马冠尧说,他对裴乐士的印象特别深。这位传奇人物是首位进入行政局、首位署任辅政司的工程师,也是首位退休时受到欢送的量地官。他也是拥有现存古迹最多的工程师,大潭水塘、皇仁书院、水警总部等工程都与他有关。「他做了很多伟大工程,比如铜锣湾避风塘,照顾到香港的水上人。之前每次打风,通海都是死尸,很惨的。他那时为了省钱,用了囚犯来起避风塘,减低建筑成本。后来政府填平铜锣湾避风塘,就是现在的维园。他也建了香港三个灯塔,在那个时候对香港作为转口港是十分重要的,有了灯塔,船隻比较容易导航到香港。他也起了天文台。1874年的颱风,衍生出铜锣湾避风塘和天文台的兴建,从此人们开始利用西方的科技来预测甚麽时候颱风来,以及量度颱风的速度。尖沙咀1881的前身--水警总部也是他起的。最早时香港的所有政府部门都在船裡面,后来逐步上岸,水警总部是最迟上岸的。」
但马冠尧佩服裴乐士,并非完全因为他的工程才能,而是因为他还甚有政治智慧。当时裴乐士与港督轩尼诗不和,大概是吸取之前卫信与睦诚因与港督麦当奴不和而被革职或被迫辞职的经验,裴乐士聪明地选择以度假为由回到英国,避免了和总督的正面衝突。在英国的他十分活跃,仍然遥控香港的工作,在书中,马冠尧称他作「在英国上班的量地官。」
布朗的蚊尾洲灯塔
在选择工程故事时,马冠尧希望选择在香港有停留的工程师,并以考察消失和未能兴建的工程为主。「这做法虽未能勾起大部分人的回忆,但希望可以带给读者新鲜感,这些『消失工程』的新一代,不少仍然活?和服务市民,藉此亦希望能引起读者探索几代工程的转变和思考其原因的兴趣。」在《自序》中,他这样写道。
消失或逐渐荒废的工程同样带给人启迪,比如布朗兴建的蚊尾洲灯塔。
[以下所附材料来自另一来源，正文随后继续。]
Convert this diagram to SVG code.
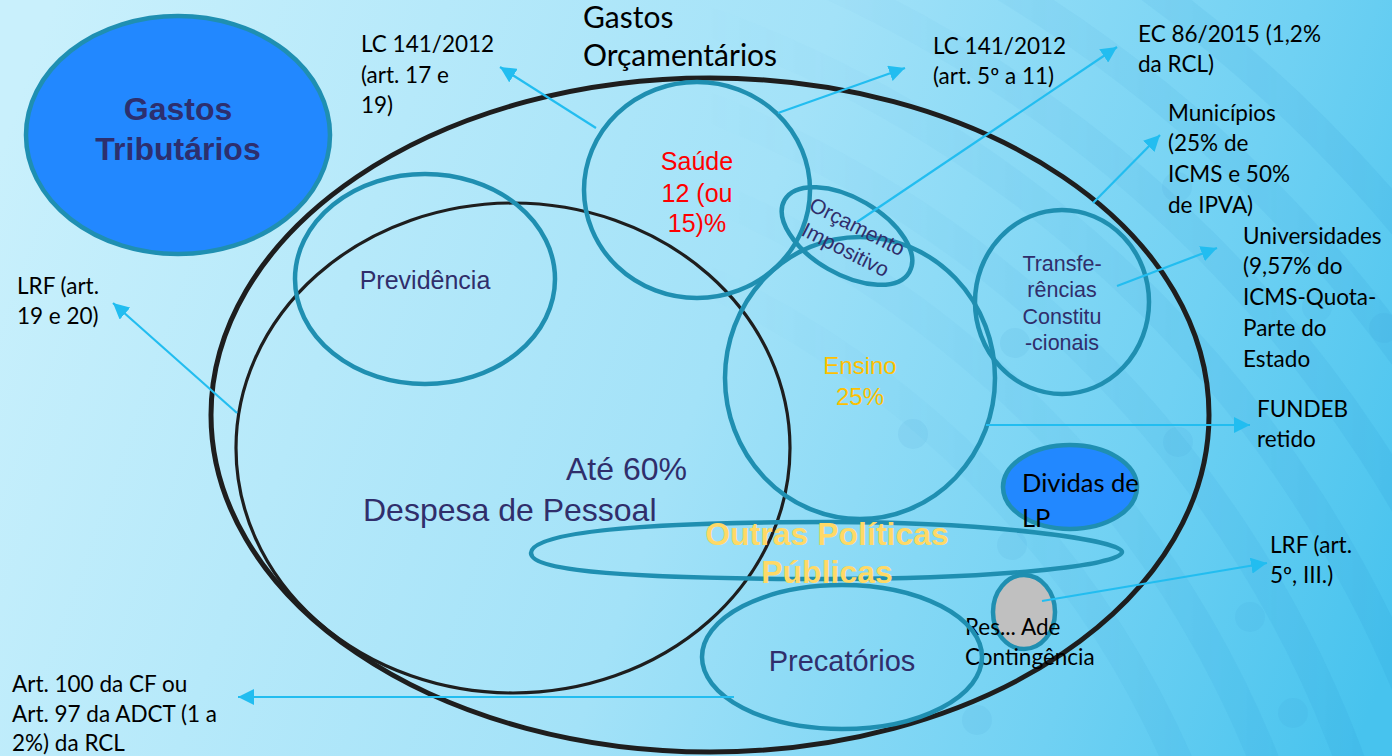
<svg xmlns="http://www.w3.org/2000/svg" width="1392" height="756" viewBox="0 0 1392 756">
<defs>
<linearGradient id="bg" gradientUnits="userSpaceOnUse" x1="0" y1="150" x2="1392" y2="650">
<stop offset="0" stop-color="#c9f0fc"/>
<stop offset="0.5" stop-color="#a3e2f8"/>
<stop offset="0.8" stop-color="#70d1f3"/>
<stop offset="1" stop-color="#47c3ee"/>
</linearGradient>
<linearGradient id="fade" gradientUnits="userSpaceOnUse" x1="700" y1="0" x2="1392" y2="0">
<stop offset="0" stop-color="#000"/>
<stop offset="1" stop-color="#fff"/>
</linearGradient>
<mask id="m"><rect width="1392" height="756" fill="url(#fade)"/></mask>
<marker id="ah" markerUnits="userSpaceOnUse" viewBox="0 0 16 16" refX="16" refY="8" markerWidth="16" markerHeight="16" orient="auto">
<path d="M0,0 L16,8 L0,16 z" fill="#22bdf0"/>
</marker>
<style>
.ring{fill:none;stroke:#1f8fb1;stroke-width:4.5}
.blk{fill:none;stroke:#1e1e1e}
.cal{font-family:Lato,"Liberation Sans",sans-serif}
.ar{font-family:"Liberation Sans",Arial,sans-serif}
.nv{fill:#302e6b}
.arw{stroke:#22bdf0;stroke-width:2.2;fill:none;marker-end:url(#ah)}
.dot{fill:#2f8fc8;opacity:0.08}
</style>
</defs>

<rect width="1392" height="756" fill="url(#bg)"/>
<g mask="url(#m)" fill="none" stroke="#1a8ccc" stroke-opacity="0.1" stroke-width="30">
<circle cx="300" cy="1150" r="960"/>
<circle cx="300" cy="1150" r="1040"/>
<circle cx="300" cy="1150" r="1120"/>
<circle cx="300" cy="1150" r="1200"/>
<circle cx="300" cy="1150" r="1280"/>
<circle cx="300" cy="1150" r="1360"/>
<circle cx="300" cy="1150" r="1440"/>
</g>
<g>
<circle class="dot" cx="913" cy="434" r="15"/>
<circle class="dot" cx="1012" cy="545" r="15"/>
<circle class="dot" cx="977" cy="720" r="15"/>
<circle class="dot" cx="1178" cy="442" r="15"/>
<circle class="dot" cx="1250" cy="617" r="15"/>
<circle class="dot" cx="1293" cy="713" r="15"/>
<circle class="dot" cx="1177" cy="187" r="15"/>
<circle class="dot" cx="1015" cy="343" r="15"/>
<circle class="dot" cx="1317" cy="307" r="15"/>
<circle class="dot" cx="1384" cy="328" r="15"/>
</g>

<g id="gastos-tributarios">
<ellipse cx="178" cy="135" rx="152" ry="119" fill="#2288ff" stroke="#1f8fb1" stroke-width="4.5"/>
<text class="ar" x="178" y="120" font-size="32" font-weight="bold" text-anchor="middle" fill="#2d2f6e">Gastos</text>
<text class="ar" x="178" y="160" font-size="32" font-weight="bold" text-anchor="middle" fill="#2d2f6e">Tributários</text>
</g>

<g id="gastos-orcamentarios">
<ellipse class="blk" cx="710" cy="415" rx="499" ry="337" stroke-width="5"/>
<text class="cal" x="583" y="28" font-size="30" fill="#000">Gastos</text>
<text class="cal" x="583" y="66" font-size="30" fill="#000">Orçamentários</text>
</g>

<g id="despesa-pessoal">
<ellipse class="blk" cx="513" cy="448" rx="277" ry="245" stroke-width="3.2"/>
<text class="ar nv" x="566" y="480" font-size="32">Até 60%</text>
<text class="ar nv" x="363" y="521" font-size="32">Despesa de Pessoal</text>
</g>

<g id="previdencia">
<ellipse class="ring" cx="425" cy="279" rx="130" ry="105"/>
<text class="ar nv" x="425" y="289" font-size="25" text-anchor="middle">Previdência</text>
</g>

<g id="saude">
<ellipse class="ring" cx="697" cy="190" rx="113" ry="108"/>
<text class="ar" x="697" y="170" font-size="25" text-anchor="middle" fill="#ff0000">Saúde</text>
<text class="ar" x="697" y="202" font-size="25" text-anchor="middle" fill="#ff0000">12 (ou</text>
<text class="ar" x="697" y="232" font-size="25" text-anchor="middle" fill="#ff0000">15)%</text>
</g>

<g id="ensino">
<ellipse class="ring" cx="860" cy="378" rx="135" ry="141"/>
<text class="ar" x="860" y="374" font-size="24" text-anchor="middle" fill="#ffc000">Ensino</text>
<text class="ar" x="860" y="405" font-size="24" text-anchor="middle" fill="#ffc000">25%</text>
</g>

<g id="orcamento-impositivo">
<ellipse class="ring" cx="847" cy="236" rx="72" ry="38" transform="rotate(30 847 236)"/>
<g transform="translate(854 233) rotate(27)">
<text class="ar nv" x="0" y="0" font-size="21" text-anchor="middle">Orçamento</text>
<text class="ar nv" x="0" y="26" font-size="21" text-anchor="middle">Impositivo</text>
</g>
</g>

<g id="transferencias">
<ellipse class="ring" cx="1062" cy="302" rx="87" ry="92"/>
<text class="ar nv" x="1062" y="271" font-size="21.5" text-anchor="middle">Transfe-</text>
<text class="ar nv" x="1062" y="297" font-size="21.5" text-anchor="middle">rências</text>
<text class="ar nv" x="1062" y="324" font-size="21.5" text-anchor="middle">Constitu</text>
<text class="ar nv" x="1062" y="350" font-size="21.5" text-anchor="middle">-cionais</text>
</g>

<g id="outras-politicas">
<path class="ring" d="M531,553 C531,532 640,522 830,522 C990,522 1122,540 1122,552 C1122,566 990,579 830,579 C640,579 531,572 531,553 Z"/>
<text class="ar" x="827" y="545" font-size="32" font-weight="bold" text-anchor="middle" fill="#ffd966">Outras Políticas</text>
<text class="ar" x="827" y="583" font-size="32" font-weight="bold" text-anchor="middle" fill="#ffd966">Públicas</text>
</g>

<g id="dividas">
<ellipse cx="1070" cy="487" rx="67" ry="42" fill="#2288ff" stroke="#1f8fb1" stroke-width="4.5"/>
<text class="cal" x="1022" y="492" font-size="25.5" fill="#000">Dividas de</text>
<text class="cal" x="1022" y="527" font-size="25.5" fill="#000">LP</text>
</g>

<g id="reserva">
<ellipse cx="1024" cy="612" rx="31" ry="37" fill="#c0c0c0" stroke="#1f8fb1" stroke-width="4.5"/>
<text class="cal" x="965" y="635" font-size="22.5" fill="#000">Res... Ade</text>
<text class="cal" x="965" y="665" font-size="22.5" fill="#000">Contingência</text>
</g>

<g id="precatorios">
<ellipse class="ring" cx="842" cy="657" rx="140" ry="72"/>
<text class="ar nv" x="842" y="671" font-size="29" text-anchor="middle">Precatórios</text>
</g>

<g id="labels" font-size="22.5" fill="#000">
<text class="cal" x="361" y="52">LC 141/2012</text>
<text class="cal" x="361" y="83">(art. 17 e</text>
<text class="cal" x="361" y="113">19)</text>
<text class="cal" x="933" y="54">LC 141/2012</text>
<text class="cal" x="933" y="84">(art. 5º a 11)</text>
<text class="cal" x="1138" y="42">EC 86/2015 (1,2%</text>
<text class="cal" x="1138" y="72">da RCL)</text>
<text class="cal" x="1168" y="121">Municípios</text>
<text class="cal" x="1168" y="151">(25% de</text>
<text class="cal" x="1168" y="182">ICMS e 50%</text>
<text class="cal" x="1168" y="213">de IPVA)</text>
<text class="cal" x="1243" y="244">Universidades</text>
<text class="cal" x="1243" y="274">(9,57% do</text>
<text class="cal" x="1243" y="305">ICMS-Quota-</text>
<text class="cal" x="1243" y="336">Parte do</text>
<text class="cal" x="1243" y="367">Estado</text>
<text class="cal" x="17" y="294">LRF (art.</text>
<text class="cal" x="17" y="324">19 e 20)</text>
<text class="cal" x="1257" y="417">FUNDEB</text>
<text class="cal" x="1257" y="447">retido</text>
<text class="cal" x="1270" y="553">LRF (art.</text>
<text class="cal" x="1270" y="583">5º, III.)</text>
<text class="cal" x="12" y="692">Art. 100 da CF ou</text>
<text class="cal" x="12" y="722">Art. 97 da ADCT (1 a</text>
<text class="cal" x="12" y="751">2%) da RCL</text>
</g>

<g id="connectors">
<line class="arw" x1="596" y1="128" x2="500" y2="67"/>
<line class="arw" x1="778" y1="113" x2="905" y2="68"/>
<line class="arw" x1="857" y1="222" x2="1117" y2="47"/>
<line class="arw" x1="1093" y1="203" x2="1160" y2="135"/>
<line class="arw" x1="1117" y1="286" x2="1217" y2="248"/>
<line class="arw" x1="237" y1="413" x2="113" y2="303"/>
<line class="arw" x1="986" y1="425" x2="1250" y2="425"/>
<line class="arw" x1="1042" y1="601" x2="1267" y2="563"/>
<line class="arw" x1="734" y1="697" x2="238" y2="697"/>
</g>
</svg>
这是仅存的当时香港政府与中国政府合作筑成的灯塔,也是天文台其中一个重要的观测点。蚊尾洲在香港西南,位于中国海域,兴建工程十分困难。「布朗想出一个办法,夏天先把建筑材料运到岛上,并兴建工人宿舍。到了冬天,船隻没有办法过去,就在上面开始起灯塔,很辛苦地完成了工程。可惜后来新中国成立后,没有继续与香港政府合作来管理灯塔,就慢慢荒废了。」马冠尧遗憾地说。
因为小时候的病疾,布朗常年不良于行,他在港只有短短两年,也是唯一一个在位时去世的工程师。他处理过中环填海、中环街市、蚊尾洲灯塔等特别的工程,更首次尝试在立法局解释工程设计、撰写工程年报、积极提高工程师在社会上的地位。但虽然拥有多项桂冠,布朗在当时的香港并未获得很高的认可。马冠尧敬佩布朗,也在书中写出他对这一工程师的评断:「身患缺陷的他,仍能当上经常要出入地盘的工程师,他不但尊重自己的专业,在港力争工程师的地位,也是首位提出培训本地工程师的政府高官。这些道德修养,不单受敬重,也是后来者学习的榜样。」
没想到从工程的角度去看一个城市,有这麽有趣的风景。工程是城市的基本「配件」,也和政治、经济、民生息息相关。从这个角度来说,马冠尧这个「历史侦探」找到了自己独特的线索。